Session Q1: Ballistic Charge and Spin Transport in Graphene

Electronic spin transport and spin precession in single graphene layers at room temperature.

I will give a review of our experiments on spin injection, spin transport and spin precession in field effect transistors based on single graphene layers. We have employed a four terminal non-local measurement technique which allows us to fully separate the electronic charge and spin circuits. One pair of ferromagnetic electrodes is used as spin injectors, the other pair as spin detectors. By using different widths for the ferromagnetic electrodes we are able to control the coercive fields and prepare the magnetization direction of each with an applied magnetic field (in positive or negative x-direction). We observe clear signals due to spin diffusion from injector to detector electrodes. From the dependence of the spin signals on electrode spacing we obtain a spin relaxation length of 1.5 to 2 micrometer, and a corresponding spin relaxation time of about 100 ps [1]. These measurements are confirmed by Hanle-type spin precession measurements where the injected spins precess around a magnetic field applied perpendicular to the graphene plane. The spin signals only weakly depend on temperature (between 4.2 K and 300K), and also change little when the gate voltage is tuned from the metallic electron/hole regimes to the Dirac neutrality point. Recent experiments show that the spin relaxation times/lengths are similar for spin directions pointing in the graphene plane and perpendicular to the graphene plane [2]. Also the presence of an Al$_2$O$_3$ layer on top of the graphene does not significantly change the spin relaxation length and time. I will discuss these results in the light of existing theories for spin-orbit interaction in graphene. The implications for graphene spintronics and graphene qubits will be discussed. \newline \newline [1] N. Tombros, C. Jozsa, M. Popinciuc, H.T. Jonkman, and B.J. van Wees, Nature 448, 571 (2007) \newline [2] N. Tombros et al.,submitted to Phys. Rev. lett. \newline [3] M. Popinciuc et al., submitted to Phys. Rev. B. \newline [4] C. Jozs et al., submitted to Phys. Rev. Lett.   

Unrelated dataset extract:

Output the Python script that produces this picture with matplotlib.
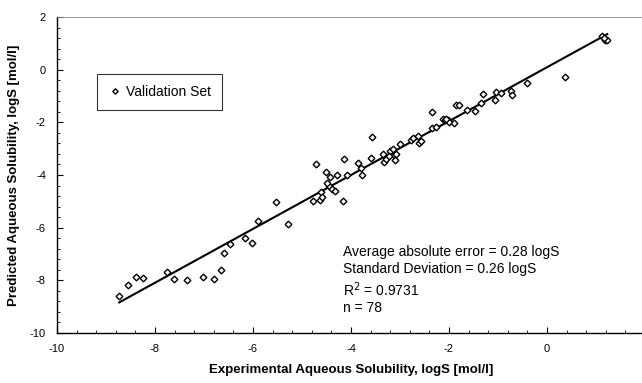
import numpy as np
import matplotlib
matplotlib.use("Agg")
import matplotlib.pyplot as plt
from matplotlib.ticker import MultipleLocator

plt.rcParams['font.family'] = ['Liberation Sans', 'DejaVu Sans']
plt.rcParams['axes.unicode_minus'] = False

# experimental vs predicted logS (validation set)
exp_logS = [-8.73, -8.55, -8.39, -8.24, -7.75, -7.61, -7.35, -7.02, -6.80, -6.65,
            -6.60, -6.46, -6.16, -6.03, -5.90, -5.53, -5.28, -4.77, -4.72, -4.64,
            -4.62, -4.60, -4.51, -4.45, -4.42, -4.38, -4.32, -4.28, -4.17, -4.15,
            -4.09, -3.86, -3.80, -3.78, -3.59, -3.58, -3.34, -3.32, -3.29, -3.20,
            -3.15, -3.12, -3.10, -3.00, -2.78, -2.74, -2.64, -2.61, -2.57, -2.34,
            -2.35, -2.27, -2.12, -2.08, -2.03, -2.00, -1.89, -1.85, -1.79, -1.64,
            -1.47, -1.35, -1.30, -1.05, -1.06, -0.94, -0.74, -0.71, -0.40, 0.36,
            1.13, 1.18, 1.23, 1.16, -3.22, -3.08, -2.06, -4.48]
pred_logS = [-8.61, -8.18, -7.87, -7.93, -7.67, -7.95, -7.99, -7.89, -7.95, -7.61,
             -6.96, -6.61, -6.41, -6.58, -5.76, -5.01, -5.85, -4.99, -3.60, -4.96,
             -4.63, -4.82, -3.88, -4.42, -4.06, -4.54, -4.61, -4.00, -4.99, -3.41,
             -4.00, -3.56, -3.75, -4.00, -3.37, -2.57, -3.21, -3.50, -3.40, -3.08,
             -3.01, -3.24, -3.42, -2.82, -2.66, -2.61, -2.53, -2.79, -2.70, -1.61,
             -2.23, -2.16, -1.87, -1.90, -1.93, -1.97, -2.03, -1.34, -1.34, -1.52,
             -1.58, -1.26, -0.94, -0.85, -1.15, -0.89, -0.81, -0.95, -0.51, -0.28,
             1.29, 1.12, 1.11, 1.22, -3.28, -3.20, -1.88, -4.30]

stats_lines = ["Average absolute error = 0.28 logS",
               "Standard Deviation = 0.26 logS",
               "R$^2$ = 0.9731",
               "n = 78"]

x = np.array(exp_logS)
y = np.array(pred_logS)

fig = plt.figure(figsize=(6.42, 3.83), dpi=100)
ax = fig.add_axes([57/642, 50/383, 588/642, 316/383])

# regression line over the data range
slope, intercept = np.polyfit(x, y, 1)
xl = np.array([x.min(), x.max()])
ax.plot(xl, slope*xl + intercept, color='black', lw=1.5, zorder=2)

ax.plot(x, y, linestyle='none', marker='D', markersize=3.4, markerfacecolor='white',
        markeredgecolor='black', markeredgewidth=1.0, label='Validation Set', zorder=3)

ax.set_xlim(-10, 2)
ax.set_ylim(-10, 2)
ax.xaxis.set_major_locator(MultipleLocator(2))
ax.yaxis.set_major_locator(MultipleLocator(2))
ax.xaxis.set_minor_locator(MultipleLocator(0.4))
ax.yaxis.set_minor_locator(MultipleLocator(0.4))
ax.tick_params(which='both', direction='in', labelsize=8, colors='black')
ax.tick_params(which='major', length=4, width=0.8, pad=8)
ax.tick_params(which='minor', length=2, width=0.6)

ax.spines['right'].set_visible(False)
ax.spines['top'].set_color('#888888')
ax.spines['top'].set_linestyle((0, (3, 1)))
ax.spines['top'].set_linewidth(0.6)
ax.spines['left'].set_linewidth(1.0)
ax.spines['bottom'].set_linewidth(1.0)

ax.set_xlabel("Experimental Aqueous Solubility, logS [mol/l]", fontsize=9.5,
              fontweight='bold', labelpad=7)
ax.set_ylabel("Predicted Aqueous Solubility, logS [mol/l]", fontsize=9.5,
              fontweight='bold', labelpad=7)

leg = ax.legend(loc='upper left', bbox_to_anchor=(0.068, 0.82), fontsize=10,
                frameon=True, fancybox=False, handletextpad=0.3, borderpad=0.8,
                handlelength=1.0, borderaxespad=0, markerscale=0.8)
leg.get_frame().set_edgecolor('black')
leg.get_frame().set_linewidth(0.8)

ax.text(0.486, 0.277, "\n".join(stats_lines), transform=ax.transAxes, fontsize=10,
        va='top', ha='left', linespacing=1.25)

fig.savefig("out.png", dpi=100)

Phase coherent transport in graphene

The investigation of transport phenomena originating from quantum interference of electronic waves has proven to be a very effective probe of the electronic properties of conducting materials. Recent work has shown that this is also the case for graphene, a novel material consisting of an individual layer of carbon atoms, in which the electron dynamics is governed by the Dirac equation. After introducing the peculiar aspect of the low-energy electronic properties of graphene that are important to understand quantum interference in this material, I will present our experimental work. I will first discuss our study of Aharonov-Bohm conductance oscillations in graphene ring-shaped devices -which demonstrates directly the phase coherent nature of transport in graphene-, and emphasize an unusual dependence of the oscillation amplitude on the device conductance. Next I will touch upon the anomalous behavior of weak-localization observed in the experiments and compare it with our observations of supercurrent and superconducting proximity effect in graphene Josephson junctions. I will conclude by discussing the relevance of the two valleys in graphene for the understanding of quantum interference in this material.   

Phase Coherent Charge Transport in Graphene Quantum Billiards

As an emergent model system for condensed matter physics and a promising electronic material, graphene's electrical transport properties has become a subject of intense focus. Via low temperature transport spectroscopy on single and bi-layer graphene devices, we show that the minimum conductivity value is geometry dependent and approaches the theoretical value of $4e^{2}/\pi h$ only for wide and short graphene strips. Moreover, we observe periodic conductance oscillations with bias and gate voltages, arising from quantum interference of multiply-reflected waves of charges in graphene. When graphene is coupled to superconducting electrodes, we observe gate tunable supercurrent and sub-gap structures, which originate from multiple Andreev reflection at the graphene-superconductor interfaces. Our results demonstrate that graphene can act as a quantum billiard with a long phase coherence length. \textit{This work was supported in part by DOD/DMEA-H94003-06-2-0608}.   

Ballistic Transport in Graphene.

Charge transport in ballistic graphene-based microstructures is described within the scattering formalism, which takes into account evanescent modes induced by metallic contacts. We discuss in detail new theoretical predictions for the charge transport and shot noise in the models which include local potential inhomogeneities, next to the nearest neighbor coupling, or ripples in the graphene plane.